[Begin]
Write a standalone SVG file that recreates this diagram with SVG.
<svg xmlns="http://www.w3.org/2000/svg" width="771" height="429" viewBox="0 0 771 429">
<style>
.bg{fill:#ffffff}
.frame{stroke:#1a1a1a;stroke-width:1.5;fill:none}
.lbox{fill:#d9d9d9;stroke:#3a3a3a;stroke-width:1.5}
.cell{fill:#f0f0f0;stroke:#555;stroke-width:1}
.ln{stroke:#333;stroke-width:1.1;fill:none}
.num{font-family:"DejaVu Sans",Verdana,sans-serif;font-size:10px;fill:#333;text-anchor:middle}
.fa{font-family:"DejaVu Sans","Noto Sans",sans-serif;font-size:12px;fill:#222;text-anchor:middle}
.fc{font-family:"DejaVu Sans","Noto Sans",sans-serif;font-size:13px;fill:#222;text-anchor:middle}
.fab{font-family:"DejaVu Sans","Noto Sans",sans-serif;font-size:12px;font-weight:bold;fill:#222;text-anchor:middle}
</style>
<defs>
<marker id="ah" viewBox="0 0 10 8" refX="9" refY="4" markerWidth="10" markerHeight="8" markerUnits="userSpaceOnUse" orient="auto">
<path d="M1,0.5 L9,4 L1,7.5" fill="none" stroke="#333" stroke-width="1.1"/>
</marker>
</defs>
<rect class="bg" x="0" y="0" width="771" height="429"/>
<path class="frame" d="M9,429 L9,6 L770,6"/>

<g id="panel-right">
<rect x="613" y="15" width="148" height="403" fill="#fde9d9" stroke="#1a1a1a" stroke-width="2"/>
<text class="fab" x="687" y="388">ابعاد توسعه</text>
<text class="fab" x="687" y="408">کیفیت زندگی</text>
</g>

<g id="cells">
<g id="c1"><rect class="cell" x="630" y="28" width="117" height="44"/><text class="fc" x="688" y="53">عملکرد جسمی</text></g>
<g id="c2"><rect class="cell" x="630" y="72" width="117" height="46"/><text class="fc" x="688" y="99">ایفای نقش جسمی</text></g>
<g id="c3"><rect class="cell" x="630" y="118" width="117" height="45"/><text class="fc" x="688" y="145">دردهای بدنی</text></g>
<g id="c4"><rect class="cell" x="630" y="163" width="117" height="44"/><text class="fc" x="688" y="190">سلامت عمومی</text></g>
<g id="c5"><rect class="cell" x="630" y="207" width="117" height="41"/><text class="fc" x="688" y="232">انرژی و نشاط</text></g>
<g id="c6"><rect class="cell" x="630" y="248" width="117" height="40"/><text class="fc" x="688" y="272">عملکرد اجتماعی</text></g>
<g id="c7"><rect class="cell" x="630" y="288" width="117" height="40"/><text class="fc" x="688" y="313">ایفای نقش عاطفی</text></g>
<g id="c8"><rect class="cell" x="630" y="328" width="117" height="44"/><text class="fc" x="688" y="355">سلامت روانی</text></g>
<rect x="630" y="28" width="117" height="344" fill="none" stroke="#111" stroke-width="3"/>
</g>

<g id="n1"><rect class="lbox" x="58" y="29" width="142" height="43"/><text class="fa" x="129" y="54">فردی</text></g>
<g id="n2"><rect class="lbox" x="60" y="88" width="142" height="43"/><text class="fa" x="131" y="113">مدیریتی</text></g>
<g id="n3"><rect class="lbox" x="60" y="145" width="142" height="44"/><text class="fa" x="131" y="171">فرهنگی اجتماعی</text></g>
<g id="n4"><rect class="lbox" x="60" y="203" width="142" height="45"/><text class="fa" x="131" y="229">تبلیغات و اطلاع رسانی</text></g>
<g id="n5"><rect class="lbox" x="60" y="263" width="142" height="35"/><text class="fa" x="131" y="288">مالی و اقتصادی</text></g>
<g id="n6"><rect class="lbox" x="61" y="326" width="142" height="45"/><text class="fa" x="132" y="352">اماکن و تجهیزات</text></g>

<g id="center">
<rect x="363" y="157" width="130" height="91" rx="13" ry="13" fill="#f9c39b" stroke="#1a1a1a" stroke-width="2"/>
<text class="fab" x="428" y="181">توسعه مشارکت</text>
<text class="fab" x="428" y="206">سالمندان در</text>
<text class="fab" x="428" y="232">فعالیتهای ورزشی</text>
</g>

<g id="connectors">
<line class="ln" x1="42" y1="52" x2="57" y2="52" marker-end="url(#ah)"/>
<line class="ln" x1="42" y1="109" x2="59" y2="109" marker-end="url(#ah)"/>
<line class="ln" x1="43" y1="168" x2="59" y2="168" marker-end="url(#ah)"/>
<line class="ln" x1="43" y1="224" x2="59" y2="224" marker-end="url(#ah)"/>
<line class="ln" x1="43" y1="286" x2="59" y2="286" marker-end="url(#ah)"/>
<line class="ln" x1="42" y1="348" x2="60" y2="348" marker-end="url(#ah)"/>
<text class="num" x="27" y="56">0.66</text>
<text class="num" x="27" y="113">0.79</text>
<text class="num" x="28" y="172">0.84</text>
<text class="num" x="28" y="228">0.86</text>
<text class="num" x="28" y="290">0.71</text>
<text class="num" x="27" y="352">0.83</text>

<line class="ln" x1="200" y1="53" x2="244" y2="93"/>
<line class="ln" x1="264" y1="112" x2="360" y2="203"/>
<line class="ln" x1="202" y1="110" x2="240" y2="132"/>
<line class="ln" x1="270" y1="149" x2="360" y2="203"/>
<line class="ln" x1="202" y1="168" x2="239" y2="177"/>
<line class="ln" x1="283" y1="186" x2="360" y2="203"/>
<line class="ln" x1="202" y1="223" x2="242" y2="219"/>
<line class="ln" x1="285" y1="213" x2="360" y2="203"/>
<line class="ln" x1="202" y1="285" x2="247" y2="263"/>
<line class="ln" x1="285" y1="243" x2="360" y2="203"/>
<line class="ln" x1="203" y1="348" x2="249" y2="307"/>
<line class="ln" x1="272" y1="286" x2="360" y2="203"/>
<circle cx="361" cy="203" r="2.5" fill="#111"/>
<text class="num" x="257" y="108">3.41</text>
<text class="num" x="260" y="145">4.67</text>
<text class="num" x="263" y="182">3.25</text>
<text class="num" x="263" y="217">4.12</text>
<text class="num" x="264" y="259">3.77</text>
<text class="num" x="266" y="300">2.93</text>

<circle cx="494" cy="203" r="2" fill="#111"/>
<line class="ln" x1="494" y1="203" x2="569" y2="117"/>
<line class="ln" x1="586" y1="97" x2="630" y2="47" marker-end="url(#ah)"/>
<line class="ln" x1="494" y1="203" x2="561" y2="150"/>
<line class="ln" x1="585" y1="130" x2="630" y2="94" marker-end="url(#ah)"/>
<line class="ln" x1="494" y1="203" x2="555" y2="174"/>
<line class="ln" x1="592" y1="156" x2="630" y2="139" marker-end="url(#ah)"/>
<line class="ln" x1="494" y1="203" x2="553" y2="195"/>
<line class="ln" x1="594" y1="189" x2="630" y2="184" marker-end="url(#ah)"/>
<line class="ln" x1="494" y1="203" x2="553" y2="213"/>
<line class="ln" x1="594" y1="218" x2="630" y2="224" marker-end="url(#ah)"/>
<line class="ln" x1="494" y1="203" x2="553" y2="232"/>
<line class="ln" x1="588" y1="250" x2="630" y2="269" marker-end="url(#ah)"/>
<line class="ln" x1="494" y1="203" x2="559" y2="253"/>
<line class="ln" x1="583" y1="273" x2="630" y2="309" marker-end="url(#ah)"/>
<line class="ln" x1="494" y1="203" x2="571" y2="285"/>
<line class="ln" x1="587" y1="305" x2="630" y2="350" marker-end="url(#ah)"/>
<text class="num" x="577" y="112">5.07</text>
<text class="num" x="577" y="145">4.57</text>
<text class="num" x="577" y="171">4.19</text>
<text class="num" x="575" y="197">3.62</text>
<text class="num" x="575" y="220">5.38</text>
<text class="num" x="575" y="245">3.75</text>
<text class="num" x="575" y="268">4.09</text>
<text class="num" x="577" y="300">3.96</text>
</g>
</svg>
[End]
[Begin]
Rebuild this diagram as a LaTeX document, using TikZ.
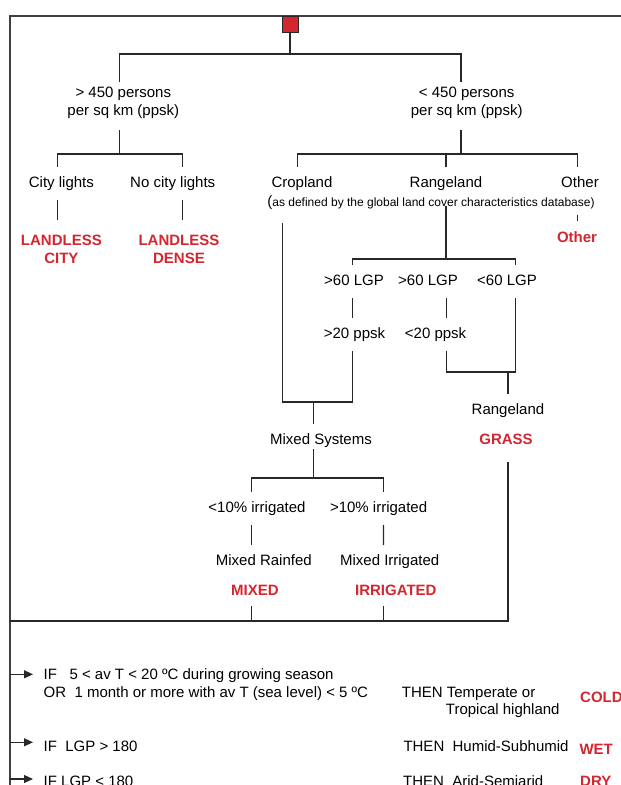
[End]
● Exercise objective
Which lines hold the word "this"? Return all of them from the records above.

● Final result
Write a standalone SVG file that recreates this diagram with SVG.
Rebuild this diagram as a LaTeX document, using TikZ.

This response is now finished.